- _SUPPLIED INFORMATION_:

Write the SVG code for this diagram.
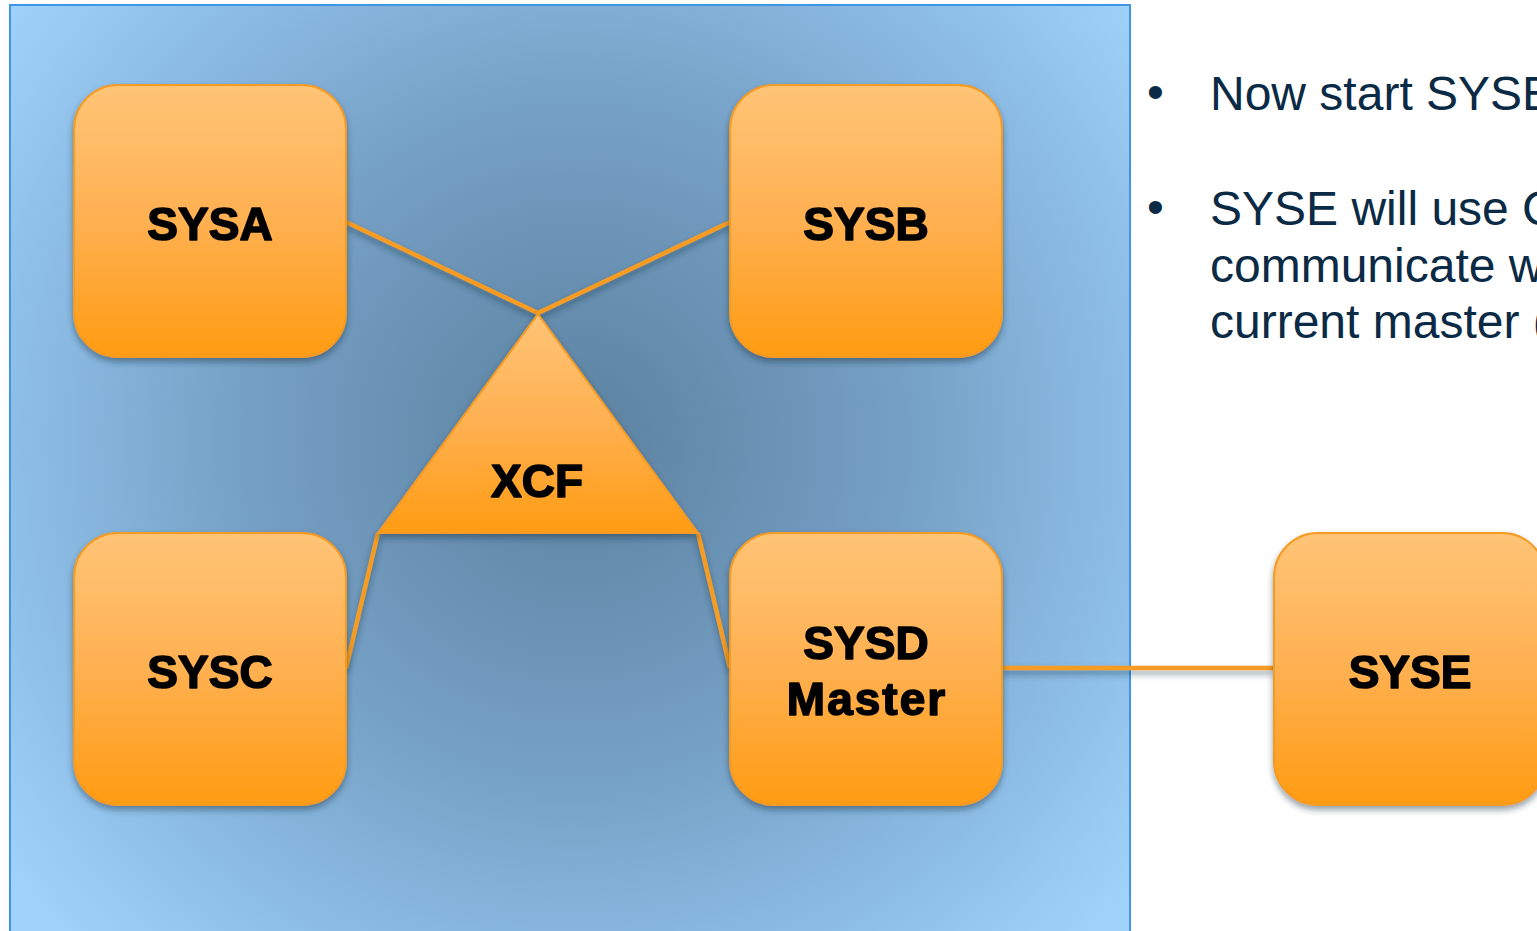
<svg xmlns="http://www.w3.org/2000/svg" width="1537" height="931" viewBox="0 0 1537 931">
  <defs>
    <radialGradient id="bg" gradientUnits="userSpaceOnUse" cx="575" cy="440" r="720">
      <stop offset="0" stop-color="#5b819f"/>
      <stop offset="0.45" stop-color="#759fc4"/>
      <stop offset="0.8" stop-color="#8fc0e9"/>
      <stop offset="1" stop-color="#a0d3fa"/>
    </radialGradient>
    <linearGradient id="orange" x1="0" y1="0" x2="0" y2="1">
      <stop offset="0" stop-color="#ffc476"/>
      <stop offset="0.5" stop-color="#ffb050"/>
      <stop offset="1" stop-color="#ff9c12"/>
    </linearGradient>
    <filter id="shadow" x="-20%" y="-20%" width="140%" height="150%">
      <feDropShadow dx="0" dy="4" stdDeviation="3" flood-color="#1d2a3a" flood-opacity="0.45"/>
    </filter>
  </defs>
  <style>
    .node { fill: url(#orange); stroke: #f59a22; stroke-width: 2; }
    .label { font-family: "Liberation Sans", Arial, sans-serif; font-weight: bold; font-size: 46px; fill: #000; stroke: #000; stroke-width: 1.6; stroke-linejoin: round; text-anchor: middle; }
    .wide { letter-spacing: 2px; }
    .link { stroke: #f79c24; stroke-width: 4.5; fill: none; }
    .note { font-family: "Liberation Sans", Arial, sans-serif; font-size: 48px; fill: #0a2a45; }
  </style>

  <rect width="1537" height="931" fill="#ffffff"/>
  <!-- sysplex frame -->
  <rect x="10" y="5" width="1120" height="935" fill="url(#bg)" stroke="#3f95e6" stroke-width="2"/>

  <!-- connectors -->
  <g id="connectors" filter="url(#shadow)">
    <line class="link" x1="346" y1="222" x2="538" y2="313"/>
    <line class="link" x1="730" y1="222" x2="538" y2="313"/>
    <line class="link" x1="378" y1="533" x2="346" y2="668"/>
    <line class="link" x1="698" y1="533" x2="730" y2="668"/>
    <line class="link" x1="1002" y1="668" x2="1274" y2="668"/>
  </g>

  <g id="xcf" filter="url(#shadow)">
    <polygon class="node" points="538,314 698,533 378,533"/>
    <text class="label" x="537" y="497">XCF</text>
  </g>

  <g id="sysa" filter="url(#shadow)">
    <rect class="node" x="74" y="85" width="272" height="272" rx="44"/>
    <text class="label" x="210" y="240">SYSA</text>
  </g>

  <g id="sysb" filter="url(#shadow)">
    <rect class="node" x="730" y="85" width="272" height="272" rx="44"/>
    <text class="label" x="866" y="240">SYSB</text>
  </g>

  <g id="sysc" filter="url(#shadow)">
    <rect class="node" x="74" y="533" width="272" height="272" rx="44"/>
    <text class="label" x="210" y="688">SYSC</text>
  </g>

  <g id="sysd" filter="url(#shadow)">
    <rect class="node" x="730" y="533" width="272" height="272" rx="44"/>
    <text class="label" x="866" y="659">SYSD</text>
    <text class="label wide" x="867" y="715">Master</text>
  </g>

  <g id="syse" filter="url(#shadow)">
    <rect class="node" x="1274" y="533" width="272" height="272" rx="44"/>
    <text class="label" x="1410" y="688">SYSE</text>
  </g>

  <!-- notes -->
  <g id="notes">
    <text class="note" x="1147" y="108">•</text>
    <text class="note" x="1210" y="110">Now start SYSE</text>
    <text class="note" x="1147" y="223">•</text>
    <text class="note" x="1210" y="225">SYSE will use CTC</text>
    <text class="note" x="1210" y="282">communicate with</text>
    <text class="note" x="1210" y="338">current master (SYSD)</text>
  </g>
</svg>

- _PROBLEM_:
Output the data above without changes, apart from leaving out the pictures.

- _EXERCISE OUTPUT_:
Write the SVG code for this diagram.
<svg xmlns="http://www.w3.org/2000/svg" width="1537" height="931" viewBox="0 0 1537 931">
  <defs>
    <radialGradient id="bg" gradientUnits="userSpaceOnUse" cx="575" cy="440" r="720">
      <stop offset="0" stop-color="#5b819f"/>
      <stop offset="0.45" stop-color="#759fc4"/>
      <stop offset="0.8" stop-color="#8fc0e9"/>
      <stop offset="1" stop-color="#a0d3fa"/>
    </radialGradient>
    <linearGradient id="orange" x1="0" y1="0" x2="0" y2="1">
      <stop offset="0" stop-color="#ffc476"/>
      <stop offset="0.5" stop-color="#ffb050"/>
      <stop offset="1" stop-color="#ff9c12"/>
    </linearGradient>
    <filter id="shadow" x="-20%" y="-20%" width="140%" height="150%">
      <feDropShadow dx="0" dy="4" stdDeviation="3" flood-color="#1d2a3a" flood-opacity="0.45"/>
    </filter>
  </defs>
  <style>
    .node { fill: url(#orange); stroke: #f59a22; stroke-width: 2; }
    .label { font-family: "Liberation Sans", Arial, sans-serif; font-weight: bold; font-size: 46px; fill: #000; stroke: #000; stroke-width: 1.6; stroke-linejoin: round; text-anchor: middle; }
    .wide { letter-spacing: 2px; }
    .link { stroke: #f79c24; stroke-width: 4.5; fill: none; }
    .note { font-family: "Liberation Sans", Arial, sans-serif; font-size: 48px; fill: #0a2a45; }
  </style>

  <rect width="1537" height="931" fill="#ffffff"/>
  <!-- sysplex frame -->
  <rect x="10" y="5" width="1120" height="935" fill="url(#bg)" stroke="#3f95e6" stroke-width="2"/>

  <!-- connectors -->
  <g id="connectors" filter="url(#shadow)">
    <line class="link" x1="346" y1="222" x2="538" y2="313"/>
    <line class="link" x1="730" y1="222" x2="538" y2="313"/>
    <line class="link" x1="378" y1="533" x2="346" y2="668"/>
    <line class="link" x1="698" y1="533" x2="730" y2="668"/>
    <line class="link" x1="1002" y1="668" x2="1274" y2="668"/>
  </g>

  <g id="xcf" filter="url(#shadow)">
    <polygon class="node" points="538,314 698,533 378,533"/>
    <text class="label" x="537" y="497">XCF</text>
  </g>

  <g id="sysa" filter="url(#shadow)">
    <rect class="node" x="74" y="85" width="272" height="272" rx="44"/>
    <text class="label" x="210" y="240">SYSA</text>
  </g>

  <g id="sysb" filter="url(#shadow)">
    <rect class="node" x="730" y="85" width="272" height="272" rx="44"/>
    <text class="label" x="866" y="240">SYSB</text>
  </g>

  <g id="sysc" filter="url(#shadow)">
    <rect class="node" x="74" y="533" width="272" height="272" rx="44"/>
    <text class="label" x="210" y="688">SYSC</text>
  </g>

  <g id="sysd" filter="url(#shadow)">
    <rect class="node" x="730" y="533" width="272" height="272" rx="44"/>
    <text class="label" x="866" y="659">SYSD</text>
    <text class="label wide" x="867" y="715">Master</text>
  </g>

  <g id="syse" filter="url(#shadow)">
    <rect class="node" x="1274" y="533" width="272" height="272" rx="44"/>
    <text class="label" x="1410" y="688">SYSE</text>
  </g>

  <!-- notes -->
  <g id="notes">
    <text class="note" x="1147" y="108">•</text>
    <text class="note" x="1210" y="110">Now start SYSE</text>
    <text class="note" x="1147" y="223">•</text>
    <text class="note" x="1210" y="225">SYSE will use CTC</text>
    <text class="note" x="1210" y="282">communicate with</text>
    <text class="note" x="1210" y="338">current master (SYSD)</text>
  </g>
</svg>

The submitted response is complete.